Yes, you're right, thank you.

> Is there any technical reason to not do fatal_signal_pending bailout
> unconditionally? OOM victim based check will make it less likely and
> therefore any potential bugs are just hidden more. So I think we should
> really go with fatal_signal_pending check here.

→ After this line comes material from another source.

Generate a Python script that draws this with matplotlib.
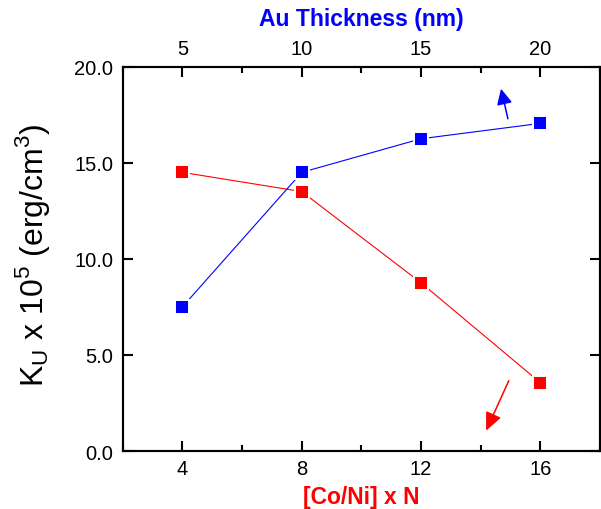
import matplotlib
matplotlib.use("Agg")
import matplotlib.pyplot as plt
from matplotlib.ticker import MultipleLocator

plt.rcParams['font.family'] = ['Liberation Sans', 'DejaVu Sans']
plt.rcParams['mathtext.fontset'] = 'custom'
plt.rcParams['mathtext.rm'] = 'Liberation Sans'

# Data
n_layers = [4, 8, 12, 16]              # [Co/Ni] x N (bottom axis)
au_thickness = [5, 10, 15, 20]         # Au thickness, nm (top axis)
ku_au = [7.5, 14.5, 16.25, 17.05]      # blue series (vs Au thickness)
ku_coni = [14.5, 13.5, 8.75, 3.55]     # red series (vs [Co/Ni] x N)
bottom_ticks = [4, 8, 12, 16]
top_ticks = [5, 10, 15, 20]
y_ticks = [0, 5, 10, 15, 20]

BLUE = '#0000ff'
RED = '#ff0000'

fig = plt.figure(figsize=(6.01, 5.10), dpi=100)
ax = fig.add_axes([0.2042, 0.1137, 0.7943, 0.7536])
ax2 = ax.twiny()

ax.set_xlim(2, 18)
ax.set_ylim(0, 20)
ax2.set_xlim(2.5, 22.5)

# red series on bottom axis, drawn on ax; blue on top axis (ax2)
ax2.plot(au_thickness, ku_au, color=BLUE, lw=0.8, marker='s', ms=9.8,
         mfc=BLUE, mec='white', mew=1.4, zorder=3)
ax.plot(n_layers, ku_coni, color=RED, lw=0.8, marker='s', ms=9.8,
        mfc=RED, mec='white', mew=1.4, zorder=3)

ax.set_xticks(bottom_ticks)
ax.xaxis.set_minor_locator(MultipleLocator(2))
ax.set_yticks(y_ticks)
ax.set_yticklabels([f'{v:.1f}' for v in y_ticks])
ax2.set_xticks(top_ticks)
ax2.xaxis.set_minor_locator(MultipleLocator(2.5))

for a in (ax, ax2):
    for s in a.spines.values():
        s.set_linewidth(1.5)

ax.tick_params(axis='x', which='major', direction='in', length=7, width=1.5,
               labelsize=14.5, pad=5.5)
ax.tick_params(axis='y', which='major', direction='in', length=7, width=1.5,
               labelsize=14.5, pad=7, right=True)
ax.tick_params(axis='both', which='minor', direction='in', length=4, width=1.5)
ax.tick_params(axis='y', which='minor', left=False, right=False)
ax2.tick_params(axis='x', which='major', direction='in', length=7, width=1.5,
                labelsize=14.5, pad=6.5)
ax2.tick_params(axis='x', which='minor', direction='in', length=4, width=1.5)

ax.set_xlabel('[Co/Ni] x N', color=RED, fontsize=16.5, fontweight='bold')
ax.xaxis.set_label_coords(0.5, -0.1195)
ax.xaxis.label.set_verticalalignment('center')

ax2.set_xlabel('Au Thickness (nm)', color=BLUE, fontsize=16.5,
               fontweight='bold')
ax2.xaxis.set_label_coords(0.5, 1.125)
ax2.xaxis.label.set_verticalalignment('center')

ax.set_ylabel(r'K$_\mathregular{U}$ x 10$^\mathregular{5}$ (erg/cm$^\mathregular{3}$)',
              fontsize=23)
ax.yaxis.set_label_coords(-0.188, 0.511)
ax.yaxis.label.set_verticalalignment('center')

# Direction arrows
ax.annotate('', xy=(14.68, 18.85), xytext=(14.91, 17.29),
            arrowprops=dict(arrowstyle='-|>,head_length=0.95,head_width=0.47',
                            color=BLUE, lw=1.1, shrinkA=0, shrinkB=0))
ax.annotate('', xy=(14.18, 1.06), xytext=(14.94, 3.66),
            arrowprops=dict(arrowstyle='-|>,head_length=1.1,head_width=0.5',
                            color=RED, lw=1.1, shrinkA=0, shrinkB=0))

fig.savefig('out.png', dpi=100)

I'm agree, oom_victim == fatal_signal_pending.
I'm agree that vmalloc callers should expect and handle single vnalloc failures.
I think it is acceptable to enable fatal_signal_pending check to quickly
detect such kind of iussues.
However fatal_signal_pending check can cause serial vmalloc failures
and I doubt it is acceptable. 

Rollback after failed vmalloc can call new vmalloc calls that will be failed too, 
even properly handled such serial failures can cause troubles.

Hypothetically, cancelled vmalloc called inside some filesystem's transaction
forces its rollback, that in own turn it can call own vmalloc.
Any failures on this path can break the filesystem.
I doubt it is acceptable, especially for non-OOM fatal signals.
On the other hand I cannot say that it is a 100% bug.

Another scenario:
as you know failed vmalloc calls pr_warn. According message should be sent
to remote terminal or netconsole. I'm not sure about execution context,
however if this is done in task context it may call vmalloc either in terminal
or in network subsystems. Even handled, such failures are not fatal,
but this behaviour is at least unexpected.

Should we perhaps interrupt the first vmalloc only?

>> Vmalloc uses new alloc_pages_bulk subsystem, so newly added checks can
>> affect other users of this subsystem.
>> Signed-off-by: Vasily Averin <>
>> ---
>>  mm/page_alloc.c | 5 +++++
>>  mm/vmalloc.c    | 6 ++++++
>>  2 files changed, 11 insertions(+)
>> diff --git a/mm/page_alloc.c b/mm/page_alloc.c
>> index b37435c274cf..133d52e507ff 100644
>> --- a/mm/page_alloc.c
>> +++ b/mm/page_alloc.c
>> @@ -5288,6 +5288,11 @@ unsigned long __alloc_pages_bulk(gfp_t gfp, int preferred_nid,
>>  			continue;
>>  		}
>> +		if (tsk_is_oom_victim(current) ||
>> +		     fatal_signal_pending(current)))
>> +			break;
> This allocator interface is used in some real hot paths. It is also
> meant to be fail fast interface (e.g. it only allocates from pcp
> allocator) so it shouldn't bring any additional risk to memory depletion
> under heavy memory pressure.
> In other words I do not see any reason to bail out in this code path.

Thank you for the explanation, let's drop this check at all.